# Karlsruhe metric

Jump to: navigation, search

In metric geometry, the Karlsruhe metric is a measure of distance that assumes travel is only possible along rays through the origin and circular arcs centered at the origin.The name alludes to the layout of the city of Karlsruhe, which has radial streets and circular avenues around a central point. This metric is also called Moscow metric.[1]
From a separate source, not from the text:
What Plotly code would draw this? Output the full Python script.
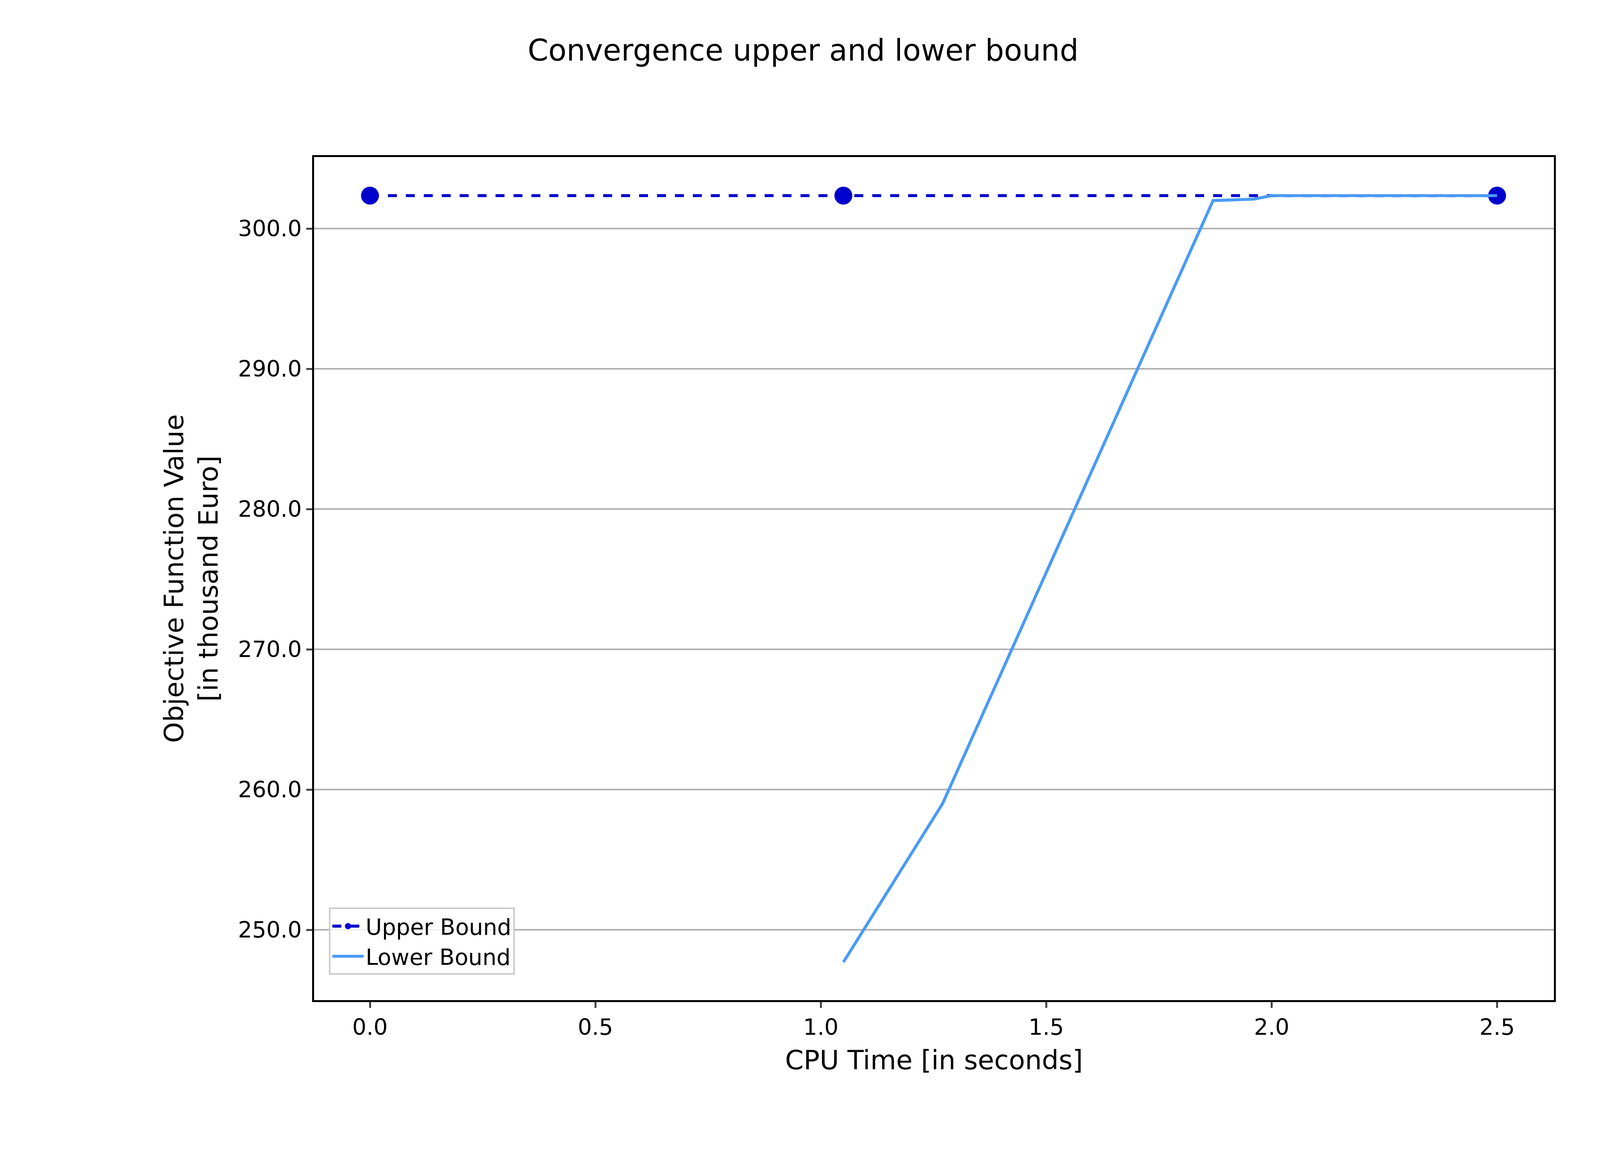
import plotly.graph_objects as go

ub_x = [0.0, 1.05, 2.5]
ub_y = [302.35, 302.35, 302.35]
lb_x = [1.05, 1.27, 1.87, 1.96, 2.0, 2.5]
lb_y = [247.7, 259.0, 302.0, 302.1, 302.35, 302.35]

S = 3.827
fig = go.Figure()
fig.add_trace(go.Scatter(x=ub_x, y=ub_y, mode="lines+markers", name="Upper Bound",
                         line=dict(color="#0000cd", width=2*S, dash="dash"),
                         marker=dict(size=12*S, color="#0000cd")))
fig.add_trace(go.Scatter(x=lb_x, y=lb_y, mode="lines", name="Lower Bound",
                         line=dict(color="#4a9bf5", width=2*S)))
fig.update_layout(
    autosize=True, plot_bgcolor="white", paper_bgcolor="white",
    font=dict(family="DejaVu Sans", size=int(15*S), color="black"),
    title=dict(text="Convergence upper and lower bound", x=0.5, xanchor="center",
               y=0.96, yanchor="middle", font=dict(size=int(20*S))),
    margin=dict(l=796, r=126, t=394, b=448),
    xaxis=dict(range=[-0.124, 2.626], tickvals=[0, 0.5, 1.0, 1.5, 2.0, 2.5],
               ticktext=["0.0", "0.5", "1.0", "1.5", "2.0", "2.5"],
               showgrid=False, showline=True, linecolor="black", linewidth=1.2*S, mirror=True,
               ticks="outside", ticklen=4*S, tickwidth=1.2*S, zeroline=False,
               title=dict(text="CPU Time [in seconds]", standoff=8*S)),
    yaxis=dict(range=[245.0, 305.1], tickvals=[250, 260, 270, 280, 290, 300],
               ticktext=["250.0", "260.0", "270.0", "280.0", "290.0", "300.0"],
               showgrid=True, gridcolor="#b0b0b0", gridwidth=1*S,
               showline=True, linecolor="black", linewidth=1.2*S, mirror=True,
               ticks="outside", ticklen=4*S, tickwidth=1.2*S, zeroline=False,
               title=dict(text="Objective Function Value<br>[in thousand Euro]", standoff=8*S)),
    legend=dict(x=0.012, y=0.03, xanchor="left", yanchor="bottom",
                bgcolor="rgba(255,255,255,0.8)", bordercolor="#cccccc", borderwidth=1*S,
                font=dict(size=int(15*S)), itemwidth=80),
)
fig.write_html("out.html", default_width="100vw", default_height="100vh",
               config={"responsive": True})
The Karlsruhe distance between two points ${\displaystyle d_{k}(p_{1},p_{2})}$ is given as

${\displaystyle d_{k}(p_{1},p_{2})={\begin{cases}\min(r_{1},r_{2})\cdot \delta (p_{1},p_{2})+|r_{1}-r_{2}|,&{\text{if }}0\leq \delta (p_{1},p_{2})\leq 2\\r_{1}+r_{2},&{\text{otherwise}}\end{cases}}}$

where ${\displaystyle (r_{i},\varphi _{i})}$ are the polar coordinates of ${\displaystyle p_{i}}$ and ${\displaystyle \delta (p_{1},p_{2})=\min(|\varphi _{1}-\varphi _{2}|,2\pi -|\varphi _{1}-\varphi _{2}|)}$ is the angular distance between the two points.